Regarding the OP's laser alert, I think that @compu44 theory is the most plausible. It could have been actual xenon strobe lights on the cruiser. Xenon strobe flashes leak huge amounts of infrared light. Flashing at a fast rate could easily trick a low quality radar detector into a LIDAR alert as it sees pulsating infrared light. The other possibility is that it was an actual dedicated IR LED strobing system, a dedicated traffic signal preemption transmitter. These are devices used by some municipalities emergency responder vehicles which allow the emergency vehicle priority right of way through the traffic lights.

You got me on a side tangent of sharing some cool information about how traffic signal preemption works...

To assist emergency responders in navigating busy intersections quickly and as safely as possible, traffic-signal preemption systems were developed. These were transmitters equipped onto emergency vehicles which would transmit a signal via pulsating infrared. The infrared light would be picked up by a sensor that was usually mounted up high, typically right near or above the actual intersection traffic lights. When these IR sensors at the intersection detected a pulsating light at the matching repetition rate, they would trigger the traffic signal preemption on the intersections controls. This would typically cause the traffic on opposing directions to be stopped, and only the traffic signal which initially detected the IR preemption pattern would become green.
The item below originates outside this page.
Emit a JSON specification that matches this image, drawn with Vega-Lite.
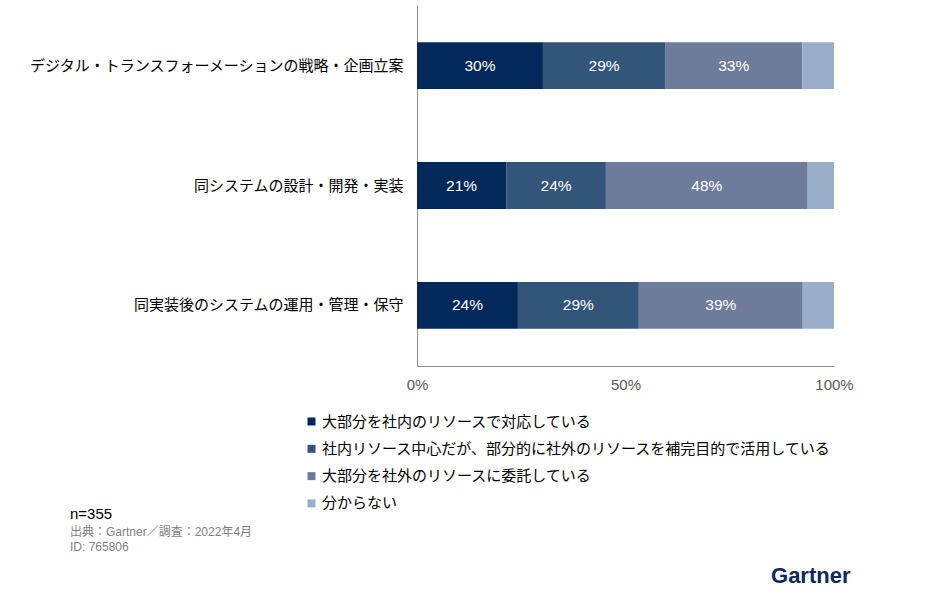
{
  "$schema": "https://vega.github.io/schema/vega-lite/v6.json",
  "width": 417,
  "height": 361,
  "autosize": {"type": "none"},
  "padding": {"left": 417, "top": 5, "right": 97, "bottom": 234},
  "background": "white",
  "config": {
    "font": "Liberation Sans, Noto Sans CJK JP",
    "view": {"stroke": null}
  },
  "title": {
    "text": "n=355",
    "subtitle": ["出典：Gartner／調査：2022年4月", "ID: 765806"],
    "orient": "bottom",
    "anchor": "start",
    "frame": "group",
    "dx": -347,
    "offset": -79,
    "fontSize": 15,
    "fontWeight": 100,
    "color": "#000000",
    "subtitleFontSize": 12,
    "subtitleColor": "#7f7f7f",
    "subtitlePadding": 5,
    "subtitleLineHeight": 15
  },
  "data": {
    "values": [
      {"category": "デジタル・トランスフォーメーションの戦略・企画立案", "segment": "大部分を社内のリソースで対応している", "order": 1, "value": 30.2, "label": "30%"},
      {"category": "デジタル・トランスフォーメーションの戦略・企画立案", "segment": "社内リソース中心だが、部分的に社外のリソースを補完目的で活用している", "order": 2, "value": 29.3, "label": "29%"},
      {"category": "デジタル・トランスフォーメーションの戦略・企画立案", "segment": "大部分を社外のリソースに委託している", "order": 3, "value": 32.9, "label": "33%"},
      {"category": "デジタル・トランスフォーメーションの戦略・企画立案", "segment": "分からない", "order": 4, "value": 7.6, "label": ""},
      {"category": "同システムの設計・開発・実装", "segment": "大部分を社内のリソースで対応している", "order": 1, "value": 21.4, "label": "21%"},
      {"category": "同システムの設計・開発・実装", "segment": "社内リソース中心だが、部分的に社外のリソースを補完目的で活用している", "order": 2, "value": 23.9, "label": "24%"},
      {"category": "同システムの設計・開発・実装", "segment": "大部分を社外のリソースに委託している", "order": 3, "value": 48.4, "label": "48%"},
      {"category": "同システムの設計・開発・実装", "segment": "分からない", "order": 4, "value": 6.3, "label": ""},
      {"category": "同実装後のシステムの運用・管理・保守", "segment": "大部分を社内のリソースで対応している", "order": 1, "value": 24.2, "label": "24%"},
      {"category": "同実装後のシステムの運用・管理・保守", "segment": "社内リソース中心だが、部分的に社外のリソースを補完目的で活用している", "order": 2, "value": 29.0, "label": "29%"},
      {"category": "同実装後のシステムの運用・管理・保守", "segment": "大部分を社外のリソースに委託している", "order": 3, "value": 39.3, "label": "39%"},
      {"category": "同実装後のシステムの運用・管理・保守", "segment": "分からない", "order": 4, "value": 7.5, "label": ""}
    ]
  },
  "transform": [
    {"stack": "value", "groupby": ["category"], "sort": [{"field": "order", "order": "ascending"}], "as": ["v0", "v1"]},
    {"calculate": "(datum.v0 + datum.v1) / 2", "as": "mid"}
  ],
  "encoding": {
    "y": {
      "field": "category",
      "type": "nominal",
      "sort": ["デジタル・トランスフォーメーションの戦略・企画立案", "同システムの設計・開発・実装", "同実装後のシステムの運用・管理・保守"],
      "scale": {"paddingInner": 0.61, "paddingOuter": 0.31},
      "axis": {
        "title": null,
        "ticks": false,
        "domain": true,
        "domainColor": "#8c8c8c",
        "labelFontSize": 15,
        "labelColor": "#000000",
        "labelPadding": 14,
        "labelLimit": 400
      }
    }
  },
  "layer": [
    {
      "mark": {"type": "bar"},
      "encoding": {
        "x": {
          "field": "v0",
          "type": "quantitative",
          "scale": {"domain": [0, 100]},
          "axis": {
            "values": [0, 50, 100],
            "labelExpr": "datum.value + '%'",
            "labelFlush": false,
            "grid": false,
            "ticks": false,
            "domainColor": "#8c8c8c",
            "labelFontSize": 15,
            "labelColor": "#595959",
            "labelPadding": 11,
            "title": "Gartner",
            "titleFontSize": 22,
            "titleFontWeight": "bold",
            "titleColor": "#0b2a5b",
            "titleAlign": "right",
            "titleBaseline": "alphabetic",
            "titleX": 433,
            "titleY": 216
          }
        },
        "x2": {"field": "v1"},
        "color": {
          "field": "segment",
          "type": "nominal",
          "sort": ["大部分を社内のリソースで対応している", "社内リソース中心だが、部分的に社外のリソースを補完目的で活用している", "大部分を社外のリソースに委託している", "分からない"],
          "scale": {
            "domain": ["大部分を社内のリソースで対応している", "社内リソース中心だが、部分的に社外のリソースを補完目的で活用している", "大部分を社外のリソースに委託している", "分からない"],
            "range": ["#03285a", "#34557a", "#6e7b9b", "#9aaeca"]
          },
          "legend": {
            "title": null,
            "orient": "none",
            "legendX": -113,
            "legendY": 409,
            "symbolType": "square",
            "symbolSize": 64,
            "symbolStrokeWidth": 0,
            "labelFontSize": 15,
            "labelColor": "#000000",
            "labelOffset": 3,
            "labelLimit": 600,
            "rowPadding": 11.3
          }
        }
      }
    },
    {
      "mark": {"type": "text", "color": "white", "fontSize": 15.5},
      "encoding": {
        "x": {"field": "mid", "type": "quantitative"},
        "text": {"field": "label"}
      }
    }
  ]
}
This allowed emergency services to safely enter the intersection and go in any direction they pleased since all other directions of traffic would be stopped.

These early preemption controls inherently trusted all preemption requests, having no logic for authenticating the identity of the device requesting traffic signal preemption. One small business created and sold a device called "The MIRT", an infrared strobe light one could mount inside their car on their front dashboard. The MIRT owner could then activate their MIRT device while waiting at an intersection in order to make their direction of traffic turn green within seconds of activation. Local and national news outlets ran news coverage of this device in existence and demonstrating it being used. This led to various changes in both technology and law. States quickly enacted laws banning owning and or operating traffic signal preemption devices without proper authorization. Traffic signal control systems - specifically traffic signal preemption transmitters and receivers were improved upon to now implement authentication and authorization into their base logic. Updated preemption systems changed to digitally encoded transmissions. In jurisdictions where traffic signal preemption systems were deployed, emergency vehicles were assigned a unique ID. This ID would then be digitally transmitted via timed infrared pulses. No two emergency vehicles had the same ID. When the IR sensors at the intersection would detect an encoded IR transmission, they would then know the ID that the emergency vehicle was announcing itself as. The system would then check its database to see if that ID was authorized to preempt the intersections traffic controls. If it was recognized and listed as permitted, then the preemption process would begin. If it was not recognized or was recognized but not authorized (such as an emergency vehicle from a different state), then the preemption request would be ignored.